Question

if y= 4^x *ln(x) find dy/dx

Answer 1

this is a bit tricky... but doable with implicit differentiation..

Answer 2

4^xln4lnx + 4^x/x

Answer 3

Using the chain rule we get:
\[dy/dx = 4^x*(1/x)+ln(x)*(4^x)'\]

Answer 4

now we just need to find what the derivative of\[4^x\]is

Answer 5

\[f=4^x\]\[f'-?\]\[ln(f)=x*ln(4)\]

Answer 6

\[\frac{1}{f}\frac{df}{dx}=ln(4)\]

Answer 7

\[\frac{df}{dx}=ln(4) * f\]
\[\frac{df}{dx}=ln(4)*4^x=4^x*ln(4)\]

Answer 8

Plugging that into the original equation gives us:
\[\frac{dy}{dx} = \frac{4^x}{x}+ln(x)*(4^x)'\]\[\frac{dy}{dx}=\frac{4^x}{x}+ln(x)*(4^x*ln(4))\]

Answer 9

wow @kaylalynn you're a noob I had the answer for you yet u medal him

Answer 10

^you didn't explain.
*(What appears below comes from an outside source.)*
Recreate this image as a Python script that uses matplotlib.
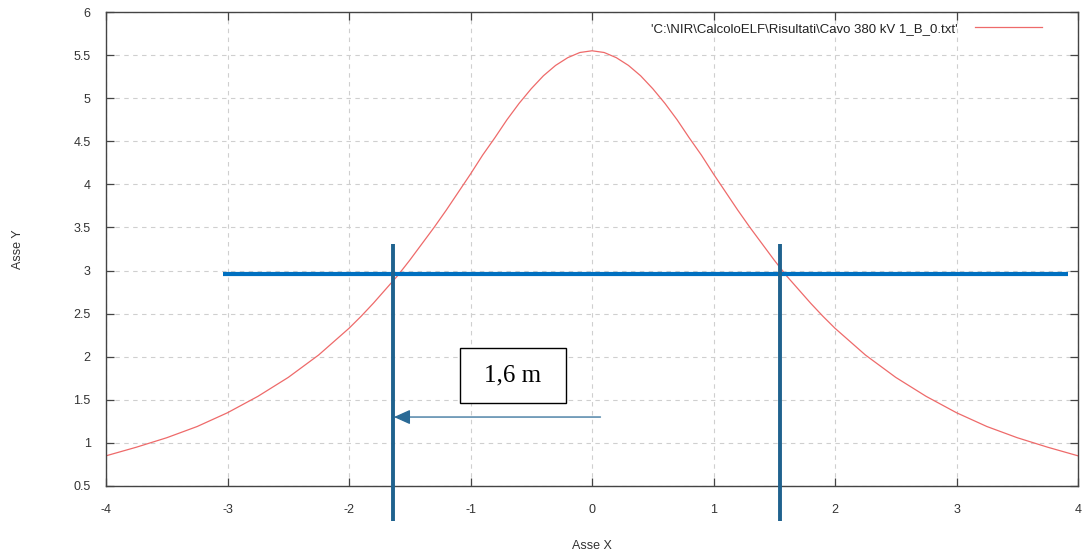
"""Profilo di campo con fascia di rispetto (stile gnuplot)."""

import matplotlib.pyplot as plt
from matplotlib.patches import Rectangle

# Valori
X_VALUES = [-4.0, -3.75, -3.5, -3.25, -3.0, -2.75, -2.5, -2.25,
            -2.0, -1.9, -1.8, -1.7, -1.6, -1.5, -1.4, -1.3, -1.2, -1.1,
            -1.0, -0.9, -0.8, -0.7, -0.6, -0.5, -0.4, -0.3, -0.2, -0.1,
            0.0, 0.1, 0.2, 0.3, 0.4, 0.5, 0.6, 0.7, 0.8, 0.9,
            1.0, 1.1, 1.2, 1.3, 1.4, 1.5, 1.6, 1.7, 1.8, 1.9,
            2.0, 2.25, 2.5, 2.75, 3.0, 3.25, 3.5, 3.75, 4.0]
Y_VALUES = [0.85, 0.95, 1.06, 1.19, 1.35, 1.54, 1.76, 2.02,
            2.33, 2.47, 2.62, 2.78, 2.94, 3.12, 3.31, 3.50, 3.70, 3.91,
            4.12, 4.34, 4.54, 4.75, 4.94, 5.11, 5.26, 5.38, 5.47, 5.53,
            5.55, 5.53, 5.47, 5.38, 5.26, 5.11, 4.94, 4.75, 4.54, 4.34,
            4.12, 3.91, 3.70, 3.50, 3.31, 3.12, 2.94, 2.78, 2.62, 2.47,
            2.33, 2.02, 1.76, 1.54, 1.35, 1.19, 1.06, 0.95, 0.85]
SERIES_LABEL = r"'C:\NIR\CalcoloELF\Risultati\Cavo 380 kV 1_B_0.txt'"

THRESHOLD = 2.96
THRESHOLD_X = [-3.04, 3.92]
LIMIT_X = [-1.64, 1.55]
LIMIT_Y = [0.09, 3.31]
ARROW_Y = 1.30
ARROW_START = 0.07
DISTANCE_LABEL = "1,6 m"
DISTANCE_POS = (-0.65, 1.78)
DISTANCE_BOX = (0.87, 0.64)

X_TICKS = [-4, -3, -2, -1, 0, 1, 2, 3, 4]
Y_TICKS = [0.5, 1, 1.5, 2, 2.5, 3, 3.5, 4, 4.5, 5, 5.5, 6]

plt.rcParams["font.family"] = ["Liberation Sans", "DejaVu Sans"]

fig = plt.figure(figsize=(10.82, 5.53), dpi=100)
ax = fig.add_axes([0.098, 0.1212, 0.8983, 0.8571])

ax.plot(X_VALUES, Y_VALUES, color="#ee6a6a", lw=0.9, label=SERIES_LABEL)

ax.set_xlim(-4, 4)
ax.set_ylim(0.5, 6)
ax.set_xticks(X_TICKS, [str(t) for t in X_TICKS])
ax.set_yticks(Y_TICKS, [f"{t:g}" for t in Y_TICKS])
ax.tick_params(direction="in", length=6, width=0.9, color="#444444",
               top=True, right=True, labelsize=9, labelcolor="#333333")
ax.tick_params(axis="x", pad=13)
ax.tick_params(axis="y", pad=11)
for spine in ax.spines.values():
    spine.set_color("#444444")
    spine.set_linewidth(1.0)
ax.grid(True, color="#cfcfcf", linestyle=(0, (4, 4)), lw=0.8)
ax.set_axisbelow(True)

ax.set_xlabel("Asse X", fontsize=9, color="#333333", labelpad=17)
ax.set_ylabel("Asse Y", fontsize=9, color="#333333", labelpad=36)

leg = ax.legend(loc="upper right", bbox_to_anchor=(0.974, 1.0), frameon=False,
                fontsize=9.5, handlelength=5.1, markerfirst=False,
                borderaxespad=0.4, handletextpad=1.3)
for text in leg.get_texts():
    text.set_color("#222222")

# annotazioni sovrapposte
ax.plot(THRESHOLD_X, [THRESHOLD, THRESHOLD], color="#0070c0", lw=3.0,
        solid_capstyle="butt", zorder=4)
for xv in LIMIT_X:
    ax.plot([xv, xv], LIMIT_Y, color="#1f628e", lw=2.8, solid_capstyle="butt",
            clip_on=False, zorder=5)
ax.annotate("", xy=(LIMIT_X[0] + 0.01, ARROW_Y), xytext=(ARROW_START, ARROW_Y),
            arrowprops=dict(arrowstyle="-|>,head_length=1.0,head_width=0.45",
                            color="#2a6a96", lw=0.9, shrinkA=0, shrinkB=0),
            zorder=5)
box_w, box_h = DISTANCE_BOX
ax.add_patch(Rectangle((DISTANCE_POS[0] - box_w / 2, DISTANCE_POS[1] - box_h / 2),
                       box_w, box_h, facecolor="white", edgecolor="black",
                       lw=1.0, zorder=6))
ax.text(*DISTANCE_POS, DISTANCE_LABEL, fontsize=18, family="Liberation Serif",
        ha="center", va="center", zorder=7)

fig.savefig("out.png", dpi=100)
I could have used a calculator and gotten the answer in seconds myself as well.

Answer 11

sorry @TanteAnna I didn't see your response. However he did show the work.

Answer 12

Well I didn't use a calculator this question is so simple you don't need work this is 2nd grade material, yo.